++++ GIVEN MATERIAL ++++

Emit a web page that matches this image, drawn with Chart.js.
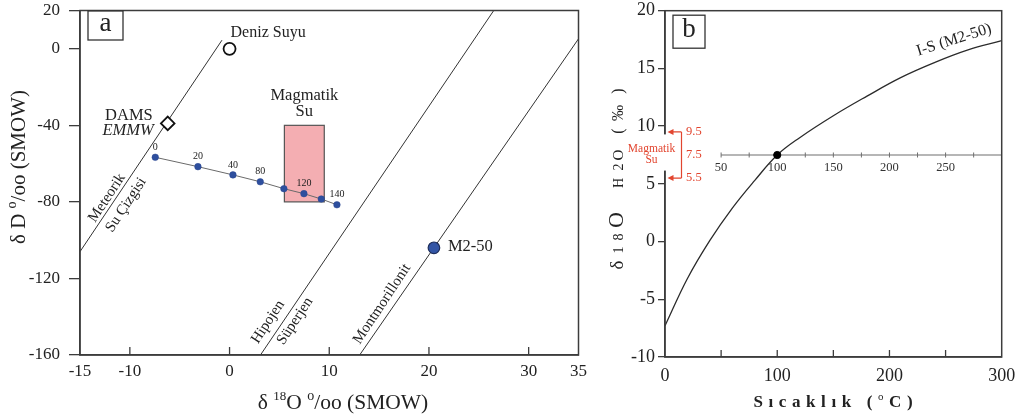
<!DOCTYPE html>
<html><head><meta charset="utf-8">
<script src="https://cdn.jsdelivr.net/npm/chart.js@4.4.1/dist/chart.umd.min.js"></script>
<style>
html,body{margin:0;padding:0;background:#fff;width:1021px;height:418px;overflow:hidden}
#ca{position:absolute;left:0;top:0}
#cb{position:absolute;left:600px;top:0}
</style></head><body>
<canvas id="ca" width="600" height="418"></canvas>
<canvas id="cb" width="421" height="418"></canvas>
<script>
// ---------- Panel a data ----------
const xTicksA = [-15, -10, 0, 10, 20, 30, 35];
const xInnerTicksA = [-10, 0, 10, 20, 30];
const yTicksA = [20, 0, -40, -80, -120, -160];
const meteoricO = [-15, -0.76];
const meteoricD = [-106, 4.5];
const hypoO = [3.1, 26.5];
const hypoD = [-160, 20];
const montO = [13.05, 35];
const montD = [-160, 5.2];
const magBoxO = [5.5, 9.5];
const magBoxD = [-80, -40];
const tempLabels = ['0', '20', '40', '80', '', '120', '', '140'];
const tempO = [-7.45, -3.17, 0.34, 3.08, 5.45, 7.46, 9.2, 10.77];
const tempD = [-56.7, -61.6, -65.9, -69.5, -73.1, -75.7, -78.5, -81.5];
const smowO = [0], smowD = [0];
const damsO = [-6.2], damsD = [-39];
const m250O = [20.5], m250D = [-104];

// ---------- Panel b data ----------
const tempB = [0, 20, 40, 60, 80, 100, 120, 150, 180, 210, 240, 270, 300];
const d18Ob = [-7.3, -3.2, 0.1, 2.9, 5.3, 7.5, 9.0, 10.9, 12.6, 14.2, 15.5, 16.6, 17.4];
const xLabelsB = [0, 100, 200, 300];
const xInnerTicksB = [50, 100, 150, 200, 250];
const yTicksB = [20, 15, 10, 5, 0, -5, -10];
const innerTicksB = [50, 75, 100, 125, 150, 175, 200, 225, 250, 275];
const innerLabelsB = [50, 100, 150, 200, 250];
const innerAxisY = 7.5;
const magRangeB = [9.5, 7.5, 5.5];
const dotT = [100], dotD = [7.5];

// ---------- helpers ----------
const SERIF = '"Liberation Serif","Times New Roman",serif';
const AX = '#3c3c3c';
const RED = '#e2452f';
function fnt(size, style) { return (style || '') + ' ' + size + 'px ' + SERIF; }
function pts(xs, ys) { return xs.map((x, i) => ({ x: x, y: ys[i] })); }
function noPad(s) { s.paddingTop = 0; s.paddingBottom = 0; s.paddingLeft = 0; s.paddingRight = 0; }
function drawRich(ctx, segs, cx, cy, spacing, rot, color) {
  ctx.save(); ctx.translate(cx, cy); ctx.rotate(rot || 0);
  ctx.fillStyle = color || '#222'; ctx.textBaseline = 'alphabetic'; ctx.textAlign = 'left';
  const items = []; let total = 0;
  segs.forEach(sg => { for (const ch of sg.t) { ctx.font = fnt(sg.size, sg.style); const w = ctx.measureText(ch).width; items.push({ ch, w, sg }); total += w; } });
  total += spacing * (items.length - 1);
  let x = -total / 2;
  items.forEach(it => { ctx.font = fnt(it.sg.size, it.sg.style); ctx.fillText(it.ch, x, it.sg.dy || 0); x += it.w + spacing; });
  ctx.restore();
}
function text(ctx, s, x, y, size, opts) {
  opts = opts || {};
  ctx.save(); ctx.translate(x, y); ctx.rotate(opts.rot || 0);
  ctx.font = fnt(size, opts.style); ctx.fillStyle = opts.color || '#222';
  ctx.textAlign = opts.align || 'center'; ctx.textBaseline = opts.base || 'middle';
  ctx.fillText(s, 0, 0); ctx.restore();
}

// ---------- Panel a ----------
const plugA = {
  id: 'plugA',
  beforeDatasetsDraw(chart) {
    const { ctx, scales: { x, y } } = chart;
    const x0 = x.getPixelForValue(magBoxO[0]), x1 = x.getPixelForValue(magBoxO[1]);
    const y0 = y.getPixelForValue(magBoxD[1]), y1 = y.getPixelForValue(magBoxD[0]);
    ctx.save();
    ctx.fillStyle = '#f4aeb2'; ctx.fillRect(x0, y0, x1 - x0, y1 - y0);
    ctx.strokeStyle = '#555'; ctx.lineWidth = 1.2; ctx.strokeRect(x0, y0, x1 - x0, y1 - y0);
    ctx.restore();
  },
  afterDatasetsDraw(chart) {
    const { ctx, chartArea: ca, scales: { x, y } } = chart;
    ctx.save();
    ctx.strokeStyle = AX; ctx.lineWidth = 1.5;
    ctx.strokeRect(ca.left, ca.top, ca.right - ca.left, ca.bottom - ca.top);
    ctx.lineWidth = 1.3;
    xInnerTicksA.forEach(v => { const px = x.getPixelForValue(v); ctx.beginPath(); ctx.moveTo(px, ca.bottom); ctx.lineTo(px, ca.bottom - 8); ctx.stroke(); });
    ctx.lineWidth = 1.3; ctx.strokeStyle = '#333';
    ctx.fillStyle = '#fff'; ctx.fillRect(ca.left + 8, ca.top + 0.5, 35, 29);
    ctx.strokeRect(ca.left + 8, ca.top + 0.5, 35, 29);
    ctx.restore();
    text(ctx, 'a', ca.left + 25.5, ca.top + 13, 27);
    tempLabels.forEach((l, i) => { if (l) text(ctx, l, x.getPixelForValue(tempO[i]), y.getPixelForValue(tempD[i]) - 10, 10); });
    text(ctx, 'Deniz Suyu', x.getPixelForValue(smowO[0]) + 1, y.getPixelForValue(smowD[0]) - 16, 16, { align: 'left' });
    const dx = x.getPixelForValue(damsO[0]), dy = y.getPixelForValue(damsD[0]);
    text(ctx, 'DAMS', dx - 15, dy - 8, 16.5, { align: 'right' });
    text(ctx, 'EMMW', dx - 14, dy + 7, 16.5, { align: 'right', style: 'italic' });
    const bx = (x.getPixelForValue(magBoxO[0]) + x.getPixelForValue(magBoxO[1])) / 2, by = y.getPixelForValue(magBoxD[1]);
    text(ctx, 'Magmatik', bx, by - 30, 16.5);
    text(ctx, 'Su', bx, by - 14, 16.5);
    text(ctx, 'M2-50', x.getPixelForValue(m250O[0]) + 14, y.getPixelForValue(m250D[0]) - 1, 16.5, { align: 'left' });
    const ang = -56.5 * Math.PI / 180;
    text(ctx, 'Meteorik', 107, 198, 15, { rot: ang });
    text(ctx, 'Su Çizgisi', 126, 205, 15, { rot: ang });
    text(ctx, 'Hipojen', 268, 322, 15, { rot: ang });
    text(ctx, 'Süperjen', 295, 321, 15, { rot: ang });
    text(ctx, 'Montmorillonit', 382, 304, 15, { rot: ang });
  },
  afterDraw(chart) {
    const { ctx } = chart;
    drawRich(ctx, [{ t: 'δ ', size: 21.5 }, { t: '18', size: 13, dy: -8.5 }, { t: 'O ', size: 21.5 }, { t: 'o', size: 14, dy: -8.5 }, { t: '/oo (SMOW)', size: 21.5 }], 343, 408.5, 0, 0);
    drawRich(ctx, [{ t: 'δ D ', size: 21 }, { t: 'o', size: 14, dy: -8.5 }, { t: '/oo (SMOW)', size: 21 }], 24.5, 167, 0, -Math.PI / 2);
  }
};

new Chart(document.getElementById('ca'), {
  type: 'scatter',
  data: {
    datasets: [
      { data: pts(m250O, m250D), pointRadius: 5.8, pointBackgroundColor: '#3355a5', pointBorderColor: '#1f2f5c', pointBorderWidth: 1.2, showLine: false },
      { data: pts(smowO, smowD), pointRadius: 6, pointBackgroundColor: '#fff', pointBorderColor: '#111', pointBorderWidth: 1.8, showLine: false },
      { data: pts(damsO, damsD), pointStyle: 'rectRot', pointRadius: 6.8, pointBackgroundColor: '#fff', pointBorderColor: '#111', pointBorderWidth: 1.8, showLine: false },
      { data: pts(tempO, tempD), showLine: true, borderColor: '#6a6a6a', borderWidth: 1, pointRadius: 3.3, pointBackgroundColor: '#2e4f9e', pointBorderColor: '#2a4690', pointBorderWidth: 0.5 },
      { data: pts(meteoricO, meteoricD), showLine: true, borderColor: '#333', borderWidth: 1, pointRadius: 0 },
      { data: pts(hypoO, hypoD), showLine: true, borderColor: '#333', borderWidth: 1, pointRadius: 0 },
      { data: pts(montO, montD), showLine: true, borderColor: '#333', borderWidth: 1, pointRadius: 0 }
    ]
  },
  options: {
    responsive: false, animation: false, devicePixelRatio: 1,
    layout: { padding: { left: 0, right: 21.5, top: 10.5, bottom: 0 } },
    plugins: { legend: { display: false }, tooltip: { enabled: false } },
    scales: {
      x: {
        type: 'linear', min: -15, max: 35,
        afterBuildTicks: s => { s.ticks = xTicksA.map(v => ({ value: v })); },
        afterFit: s => { s.height = 63; noPad(s); },
        grid: { display: false, drawTicks: false },
        border: { display: true, color: AX, width: 1.5 },
        ticks: { font: { family: SERIF, size: 17 }, color: '#222', padding: 6, maxRotation: 0, autoSkip: false }
      },
      y: {
        type: 'linear', min: -160, max: 20,
        afterBuildTicks: s => { s.ticks = yTicksA.map(v => ({ value: v })); },
        afterFit: s => { s.width = 80; noPad(s); },
        grid: { display: true, drawOnChartArea: false, drawTicks: true, tickLength: 11, color: AX, lineWidth: 1.3 },
        border: { display: true, color: AX, width: 1.5 },
        ticks: { font: { family: SERIF, size: 17 }, color: '#222', padding: 9, autoSkip: false }
      }
    }
  },
  plugins: [plugA]
});

// ---------- Panel b ----------
const plugB = {
  id: 'plugB',
  beforeDatasetsDraw(chart) {
    const { ctx, chartArea: ca, scales: { x, y } } = chart;
    const iy = y.getPixelForValue(innerAxisY);
    ctx.save();
    ctx.strokeStyle = '#6f6f6f'; ctx.lineWidth = 1.2;
    ctx.beginPath(); ctx.moveTo(x.getPixelForValue(innerTicksB[0]), iy); ctx.lineTo(ca.right, iy); ctx.stroke();
    ctx.lineWidth = 1;
    innerTicksB.forEach(v => { const px = x.getPixelForValue(v); ctx.beginPath(); ctx.moveTo(px, iy - 2.5); ctx.lineTo(px, iy + 2.5); ctx.stroke(); });
    ctx.restore();
    innerLabelsB.forEach(v => text(ctx, String(v), x.getPixelForValue(v), iy + 13, 12.5, { color: '#333' }));
  },
  afterDatasetsDraw(chart) {
    const { ctx, chartArea: ca, scales: { x, y } } = chart;
    ctx.save();
    ctx.strokeStyle = AX; ctx.lineWidth = 1.5;
    ctx.strokeRect(ca.left, ca.top, ca.right - ca.left, ca.bottom - ca.top);
    ctx.lineWidth = 1.3;
    xInnerTicksB.forEach(v => { const px = x.getPixelForValue(v); ctx.beginPath(); ctx.moveTo(px, ca.bottom); ctx.lineTo(px, ca.bottom - 7); ctx.stroke(); });
    const yTop = y.getPixelForValue(magRangeB[0]), yMid = y.getPixelForValue(magRangeB[1]), yBot = y.getPixelForValue(magRangeB[2]);
    ctx.fillStyle = '#fff'; ctx.fillRect(ca.left - 3, yTop + 2.5, 6, (yBot - yTop) - 10);
    ctx.strokeStyle = '#333'; ctx.lineWidth = 1.3;
    ctx.fillStyle = '#fff'; ctx.fillRect(ca.left + 8, ca.top + 4.5, 32, 33);
    ctx.strokeRect(ca.left + 8, ca.top + 4.5, 32, 33);
    const bxp = ca.left + 16.5, tip = ca.left + 2.5;
    ctx.strokeStyle = RED; ctx.fillStyle = RED; ctx.lineWidth = 1.2;
    ctx.beginPath(); ctx.moveTo(bxp, yTop); ctx.lineTo(bxp, yBot); ctx.moveTo(bxp, yTop); ctx.lineTo(tip + 4, yTop); ctx.moveTo(bxp, yBot); ctx.lineTo(tip + 4, yBot); ctx.stroke();
    [yTop, yBot].forEach(yy => { ctx.beginPath(); ctx.moveTo(tip, yy); ctx.lineTo(tip + 6, yy - 3); ctx.lineTo(tip + 6, yy + 3); ctx.closePath(); ctx.fill(); });
    ctx.restore();
    text(ctx, 'b', ca.left + 24, ca.top + 19.5, 27);
    magRangeB.forEach(v => text(ctx, String(v), ca.left + 21, y.getPixelForValue(v), 12.5, { align: 'left', color: RED }));
    text(ctx, 'Magmatik', ca.left - 13.5, yMid - 6.5, 11.5, { color: RED });
    text(ctx, 'Su', ca.left - 13.5, yMid + 5, 11.5, { color: RED });
    text(ctx, 'I-S (M2-50)', 354, 40, 16, { rot: -17.5 * Math.PI / 180 });
  },
  afterDraw(chart) {
    const { ctx } = chart;
    const chars = ['δ', '1', '8', 'O', 'H', '2', 'O', '(', '‰', ')'];
    const sizes = [19, 14, 14, 22, 14, 14, 15, 16, 16, 16];
    const centers = [265, 250, 237, 220, 183, 167, 155, 131, 113, 91];
    chars.forEach((c, i) => {
      ctx.save(); ctx.translate(23, centers[i]); ctx.rotate(-Math.PI / 2);
      ctx.font = fnt(sizes[i]); ctx.fillStyle = '#222'; ctx.textAlign = 'center'; ctx.textBaseline = 'alphabetic';
      ctx.fillText(c, 0, 0); ctx.restore();
    });
    drawRich(ctx, [{ t: 'Sıcaklık (', size: 17, style: 'bold' }, { t: 'o', size: 11, dy: -7 }, { t: 'C)', size: 17, style: 'bold' }], 233, 406.5, 5.6, 0);
  }
};

new Chart(document.getElementById('cb'), {
  type: 'scatter',
  data: {
    datasets: [
      { data: pts(dotT, dotD), pointRadius: 3.6, pointBackgroundColor: '#000', pointBorderColor: '#000', showLine: false },
      { data: pts(tempB, d18Ob), showLine: true, borderColor: '#2b2b2b', borderWidth: 1.3, pointRadius: 0, tension: 0.4 }
    ]
  },
  options: {
    responsive: false, animation: false, devicePixelRatio: 1,
    layout: { padding: { left: 0, right: 19.3, top: 10.7, bottom: 0 } },
    plugins: { legend: { display: false }, tooltip: { enabled: false } },
    scales: {
      x: {
        type: 'linear', min: 0, max: 300,
        afterBuildTicks: s => { s.ticks = xLabelsB.map(v => ({ value: v })); },
        afterFit: s => { s.height = 61; noPad(s); },
        grid: { display: false, drawTicks: false },
        border: { display: true, color: AX, width: 1.5 },
        ticks: { font: { family: SERIF, size: 18 }, color: '#222', padding: 8, maxRotation: 0, autoSkip: false }
      },
      y: {
        type: 'linear', min: -10, max: 20,
        afterBuildTicks: s => { s.ticks = yTicksB.map(v => ({ value: v })); },
        afterFit: s => { s.width = 65; noPad(s); },
        grid: { display: true, drawOnChartArea: false, drawTicks: true, tickLength: 7, color: AX, lineWidth: 1.3 },
        border: { display: true, color: AX, width: 1.5 },
        ticks: { font: { family: SERIF, size: 18 }, color: '#222', padding: 3, autoSkip: false }
      }
    }
  },
  plugins: [plugB]
});
</script>
</body></html>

++++

* [TASK STATEMENT]
Transcribe the opening line of the listing above, please, and every line after it through the line with "const dotT = [100], dotD = [7.5];", word for word, without pictures.

* [WORKED ANSWER]
Emit a web page that matches this image, drawn with Chart.js.
<!DOCTYPE html>
<html><head><meta charset="utf-8">
<script src="https://cdn.jsdelivr.net/npm/chart.js@4.4.1/dist/chart.umd.min.js"></script>
<style>
html,body{margin:0;padding:0;background:#fff;width:1021px;height:418px;overflow:hidden}
#ca{position:absolute;left:0;top:0}
#cb{position:absolute;left:600px;top:0}
</style></head><body>
<canvas id="ca" width="600" height="418"></canvas>
<canvas id="cb" width="421" height="418"></canvas>
<script>
// ---------- Panel a data ----------
const xTicksA = [-15, -10, 0, 10, 20, 30, 35];
const xInnerTicksA = [-10, 0, 10, 20, 30];
const yTicksA = [20, 0, -40, -80, -120, -160];
const meteoricO = [-15, -0.76];
const meteoricD = [-106, 4.5];
const hypoO = [3.1, 26.5];
const hypoD = [-160, 20];
const montO = [13.05, 35];
const montD = [-160, 5.2];
const magBoxO = [5.5, 9.5];
const magBoxD = [-80, -40];
const tempLabels = ['0', '20', '40', '80', '', '120', '', '140'];
const tempO = [-7.45, -3.17, 0.34, 3.08, 5.45, 7.46, 9.2, 10.77];
const tempD = [-56.7, -61.6, -65.9, -69.5, -73.1, -75.7, -78.5, -81.5];
const smowO = [0], smowD = [0];
const damsO = [-6.2], damsD = [-39];
const m250O = [20.5], m250D = [-104];

// ---------- Panel b data ----------
const tempB = [0, 20, 40, 60, 80, 100, 120, 150, 180, 210, 240, 270, 300];
const d18Ob = [-7.3, -3.2, 0.1, 2.9, 5.3, 7.5, 9.0, 10.9, 12.6, 14.2, 15.5, 16.6, 17.4];
const xLabelsB = [0, 100, 200, 300];
const xInnerTicksB = [50, 100, 150, 200, 250];
const yTicksB = [20, 15, 10, 5, 0, -5, -10];
const innerTicksB = [50, 75, 100, 125, 150, 175, 200, 225, 250, 275];
const innerLabelsB = [50, 100, 150, 200, 250];
const innerAxisY = 7.5;
const magRangeB = [9.5, 7.5, 5.5];
const dotT = [100], dotD = [7.5];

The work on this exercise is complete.